= Emirate of Şirvan =

Kurdish emirate of Şirvan

Şirvan Emirate (-1840s, Mîrektiya Şêrwanê) was a Kurdish beylik centered around Şirvan after the fall of the Ayyubid dynasty. The founder of Şirvan was Emir Hasan who was a relative of Emir Kor of the Soran Emirate. The emirate ultimately lost its autonomy due to the Ottoman centralization policies in the mid-1840s and its Kurdish leaders were driven out. At its peak, the emirate included much of the area from Bitlis to Hakkâri including Kurtalan and its rulers were loyal to Bohtan Emirate to the south and its leader Bedir Khan Beg. Although removed from power, the descendants of the former rulers of Şirvan still commanded respect in the area towards the end of the 19th century.

== History ==
The ancestors of the rulers of Şirvan were viziers for the Ayyubids and are said to either have originated from nearby Hasankeyf or from kings in Şirvan, from whom they inherited the principality from. Under Emir Hasan, the territory was divided into three feudal domains: Şirvan (center), Kafra and Irvan. Hasan was succeeded by his son, Emir Shah Mohammed, while his four other sons were sent to different fortresses to govern Kafra and Irvan. After the death of all of Shah Mohammed's brothers, with no male heir to govern the two domains, they were handed over to Emir Shah Mohammed.

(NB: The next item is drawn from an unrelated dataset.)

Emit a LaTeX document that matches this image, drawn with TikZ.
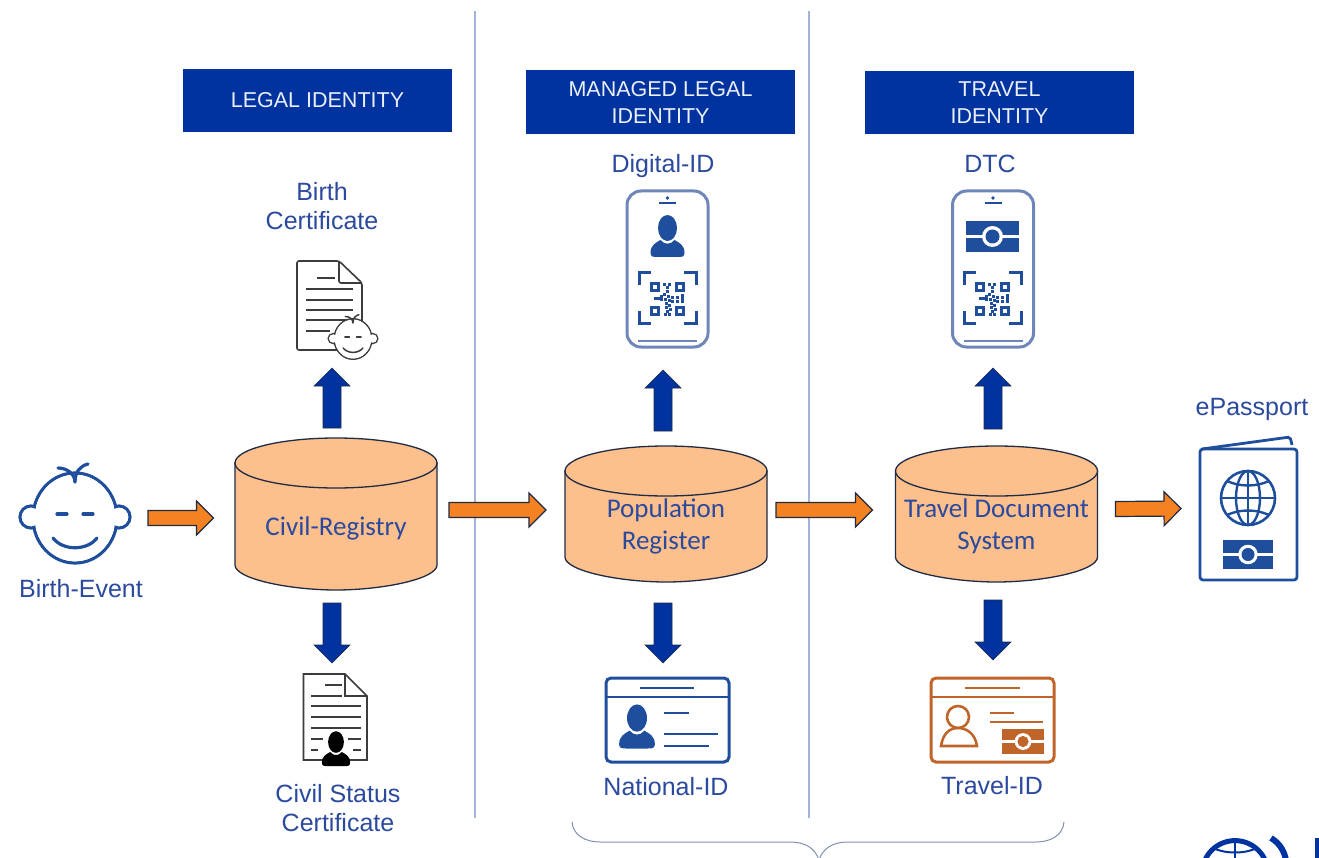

When Timur swept through the region in 1394, he also captured Şirvan, which he handed over to Qara Osman of the Aq Qoyunlu in 1402. After shortly being under Kara Koyunlu reign, Uzun Hasan recaptured the region for the Aq Qoyunlu again in 1468. The region was captured by Ismail I in 1508. After the Ottoman victory in the Battle of Chaldiran in 1514, and the supportive stance among the local Kurds, Selim I chose to let Idris Bitlisi and Bıyıklı Mehmed Pasha administer the area until Constantinople centralized its power in the mid-1840s.